According to legend the siddha purusha, Arunagiri Siddha, sat below a banyan tree on the northern side of Arunachala. Possibly the tree Bhagavan noticed was that very one and possibly also in the kali-yuga even a sage of the eminence of Bhagavan could not see the siddha purusha.
In spite of Bhagavan’s instructions a devotee, Thomas, proceeded to explore that very place. After reaching a particular spot he could neither proceed further nor turn back. He regretted his folly and prayed to Bhagavan, who ensured his safe return.
Bhagavan’s upadesa to his mother was that destiny could never be overcome try as we might. He did not give the upadesa to his mother just to get over the situation he faced at that time but it was something which he believed in. When the time came one had to go through whatever was destined.
One day, Bhagavan accompanied by Vasudeva Sastry and some others, walked across to Pachaiamman Kovil for a bath. They were returning by a shorter route. It was ten o’clock in the morning and the sun was beating down fiercely. Bhagavan was tired and by the time the party reached a spot called the ‘tortoise rock’ where a huge boulder lay, Bhagavan had an experience which, in his own words was as follows:
Suddenly the view of the natural scenery in front of me disappeared and a bright white curtain was drawn across the line of my vision and shut out the view of nature. I could distinctly see the gradual process. At one stage I could see a part of the prospect of nature yet clear, and the rest being covered by the advancing curtain. It was just like drawing a slide across one’s view in the stereoscope. On experiencing this I stopped walking lest I should fall. When it cleared, I walked on. When darkness and faintness overtook me a second time, I leaned against a rock until it cleared. And again for the third time I felt it safest to sit, so I sat near the rock. Then the bright white curtain had completely shut out my vision, my head was swimming and my blood circulation and breathing stopped. The skin turned a livid blue. It was the regular death-like hue – and it got darker and darker. Vasudeva Sastry took me in fact to be dead, held me in his embrace and began to weep aloud and lament my death. His body was shivering, I could at that time distinctly feel his clasp and his shivering, hear his lamentation and understand the meaning. I also saw the discoloration of my skin and I felt the stoppage of my heart beat and respiration, and the increased chillness of the extremities of my body. Yet my usual current of “thought” (dhyana or sahaja Samadhi) was continuing as usual in that state also. I was not afraid in the least nor felt any sadness at the condition of my body – I had closed my eyes as soon as I sat near the rock in my usual posture but was not leaning against it. The body which had no circulation nor respiration maintained that position still. This state continued for some ten or fifteen minutes. Then a shock passed suddenly through the body, circulation revived with enormous force, as also respiration; and there was perspiration all over the body at every pore. The colour of life reappeared on the skin. I then opened my eyes, got up and said, ‘Let us go.’ We reached Virupaksha cave without further trouble. That was the only occasion on which both my blood circulation and respiration stopped.
– from Self-Realisation
Bhagavan also clarified that he did not bring the state upon himself voluntarily to see what it would be like if one died. Occasionally he had such experiences but on that occasion it was quite pronounced.
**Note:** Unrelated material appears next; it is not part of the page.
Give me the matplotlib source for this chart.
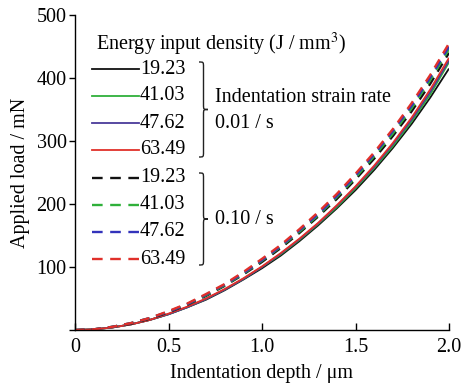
import matplotlib
matplotlib.use("Agg")
import matplotlib.pyplot as plt
from matplotlib.path import Path
from matplotlib.patches import PathPatch
from matplotlib.lines import Line2D

plt.rcParams['font.family'] = ['Liberation Serif', 'DejaVu Serif']
plt.rcParams['mathtext.fontset'] = 'stix'

depth = [0.0, 0.1, 0.2, 0.3, 0.4, 0.5, 0.6, 0.7, 0.8, 0.9, 1.0,
         1.1, 1.2, 1.3, 1.4, 1.5, 1.6, 1.7, 1.8, 1.9, 2.0]

energy_labels = ["19.23", "41.03", "47.62", "63.49"]

# strain rate 0.01 / s (solid)
slow_1923 = [0, 1, 4, 9, 16, 25, 36, 48, 63, 80, 98, 118, 141, 166, 193, 222, 254, 289, 327, 369, 415]
slow_4103 = [0, 1, 4, 9, 16, 25, 36, 49, 64, 81, 100, 120, 143, 168, 195, 225, 257, 292, 331, 374, 425]
slow_4762 = [0, 1, 4, 9, 16, 25, 36, 49, 64, 81, 100, 121, 144, 169, 197, 227, 259, 295, 334, 378, 428]
slow_6349 = [0, 1, 4, 9, 16, 26, 37, 50, 65, 82, 101, 122, 145, 170, 198, 228, 261, 297, 337, 382, 432]

# strain rate 0.10 / s (dashed)
fast_1923 = [0, 1, 5, 10, 18, 28, 40, 54, 70, 88, 108, 130, 154, 180, 208, 239, 272, 308, 347, 391, 440]
fast_4103 = [0, 1, 5, 11, 19, 29, 41, 55, 71, 89, 110, 132, 156, 182, 211, 242, 276, 312, 352, 397, 446]
fast_4762 = [0, 1, 5, 11, 19, 29, 41, 56, 72, 90, 111, 133, 158, 184, 213, 245, 279, 316, 356, 401, 450]
fast_6349 = [0, 1, 5, 11, 19, 30, 42, 57, 73, 92, 113, 135, 160, 187, 216, 248, 282, 319, 360, 405, 455]

x_ticks = [0, 0.5, 1.0, 1.5, 2.0]
x_ticklabels = ["0", "0.5", "1.0", "1.5", "2.0"]
y_ticks = [0, 100, 200, 300, 400, 500]
y_ticklabels = ["", "100", "200", "300", "400", "500"]

colors_solid = ["#111111", "#2fb03a", "#4a3a9a", "#e0302a"]
colors_dash = ["#111111", "#2fb03a", "#3333bb", "#e0302a"]

FS = 14.5
W, H = 463, 385
fig = plt.figure(figsize=(W / 100, H / 100), dpi=100)
ax = fig.add_axes([75 / W, 1 - 330 / H, (449 - 75) / W, (330 - 15) / H])

slow = [slow_1923, slow_4103, slow_4762, slow_6349]
fast = [fast_1923, fast_4103, fast_4762, fast_6349]
for ys, c in zip(slow, colors_solid):
    ax.plot(depth, ys, color=c, lw=1.3, solid_capstyle='butt')
for ys, c in zip(fast, colors_dash):
    ax.plot(depth, ys, color=c, lw=1.7, ls=(0, (4, 3)))

ax.set_xlim(0, 2.0)
ax.set_ylim(0, 500)
ax.set_xticks(x_ticks)
ax.set_xticklabels(x_ticklabels)
ax.set_yticks(y_ticks)
ax.set_yticklabels(y_ticklabels)
for s in ['top', 'right']:
    ax.spines[s].set_visible(False)
for s in ['left', 'bottom']:
    ax.spines[s].set_linewidth(1.0)
ax.tick_params(axis='x', direction='in', length=5, width=1.0, labelsize=FS, pad=6)
ax.tick_params(axis='y', direction='out', length=4, width=1.0, labelsize=FS, pad=2)
ax.set_xlabel("Indentation depth / μm", fontsize=FS, labelpad=5)
ax.set_ylabel("Applied load / mN", fontsize=FS, labelpad=5)

# custom legend in pixel coordinates
def P(px, py):
    return (px / W, 1 - py / H)

ftr = fig.transFigure
fig.text(*P(96, 44), "Energy input density (J / mm$^3$)", fontsize=FS, va='center', ha='left')
rows_solid = [69, 96, 123, 150]
rows_dash = [178, 205, 232, 259]
for lab, c, yy in zip(energy_labels, colors_solid, rows_solid):
    x0, y0 = P(92, yy)
    x1, _ = P(139, yy)
    fig.add_artist(Line2D([x0, x1], [y0, y0], color=c, lw=1.3, transform=ftr))
    fig.text(*P(140, yy), lab, fontsize=FS, va='center', ha='left')
for lab, c, yy in zip(energy_labels, colors_dash, rows_dash):
    x0, y0 = P(92, yy)
    x1, _ = P(139, yy)
    fig.add_artist(Line2D([x0, x1], [y0, y0], color=c, lw=1.7, ls=(0, (4.5, 3.2)), transform=ftr))
    fig.text(*P(140, yy), lab, fontsize=FS, va='center', ha='left')

def brace(x0, yt, yb, w=9, r=5):
    ym = (yt + yb) / 2
    xm = x0 + w / 2
    pts = [(x0, yt), (xm, yt), (xm, yt), (xm, yt + r),
           (xm, ym - r),
           (xm, ym), (xm, ym), (x0 + w, ym),
           (xm, ym), (xm, ym), (xm, ym + r),
           (xm, yb - r),
           (xm, yb), (xm, yb), (x0, yb)]
    codes = [Path.MOVETO, Path.CURVE4, Path.CURVE4, Path.CURVE4,
             Path.LINETO,
             Path.CURVE4, Path.CURVE4, Path.CURVE4,
             Path.CURVE4, Path.CURVE4, Path.CURVE4,
             Path.LINETO,
             Path.CURVE4, Path.CURVE4, Path.CURVE4]
    verts = [P(px, py) for px, py in pts]
    fig.add_artist(PathPatch(Path(verts, codes), fill=False, lw=1.0,
                             edgecolor='#222222', transform=ftr))

brace(199, 62, 157)
brace(199, 173, 265)
fig.text(*P(215, 97), "Indentation strain rate", fontsize=FS, va='center', ha='left')
fig.text(*P(215, 123), "0.01 / s", fontsize=FS, va='center', ha='left')
fig.text(*P(215, 219), "0.10 / s", fontsize=FS, va='center', ha='left')

fig.savefig("out.png", dpi=100)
A rich devotee once said that he had been visiting Bhagavan for over ten years but could notice no spiritual improvement in himself.
Bhagavan: A first class passenger wishing to go to Kasi would ask the guard to wake him up when the train reached Kasi and then would go to sleep pulling down all shutters. Suppose he wakes up at the middle of the night and keeps lamenting that he might
already have crossed Kasi would you describe him as being intelligent? His business was to inform the guard, would not the guard look after his duty?
The devotee usually travelled by first class, Bhagavan was the guard. The devotee wished to reach Mokshapuri (City of Liberation-Kasi). Would not the guard take care of the situation, why should the devotee have any doubt?
Bhagavan’s replies to questions were usually sweet, occasionally they were critically humorous. A devotee once insisted that Bhagavan should grant him moksha at once.
“What is moksha?” asked Bhagavan.
“I have to be absolutely happy with no thought of
the world or its suffering.”
“If so, go to bed and sleep – you will have no thought of the world,” replied Bhagavan.
A visitor who belonged to Tiruvannamalai, came and invited all devotees present in the hall to dinner at his house. Bhagavan thereupon questioned him, “Why did you not invite me?” While everyone laughed, the visitor had no answer to give. Bhagavan saw his plight and said, “Go, where am I not?” and recited the sloka “Aham Vaisvanaro bhutva. . .” The reassurance of Bhagavan was a matter of great grace to the visitor. Bhagavan himself once said, “No one goes back empty-handed having come here. The non-believer becomes a believer, the believer becomes a devotee, the devotee becomes knowledgeable, the knowledgeable one becomes a jnani.”
Can there by any greater reassurance?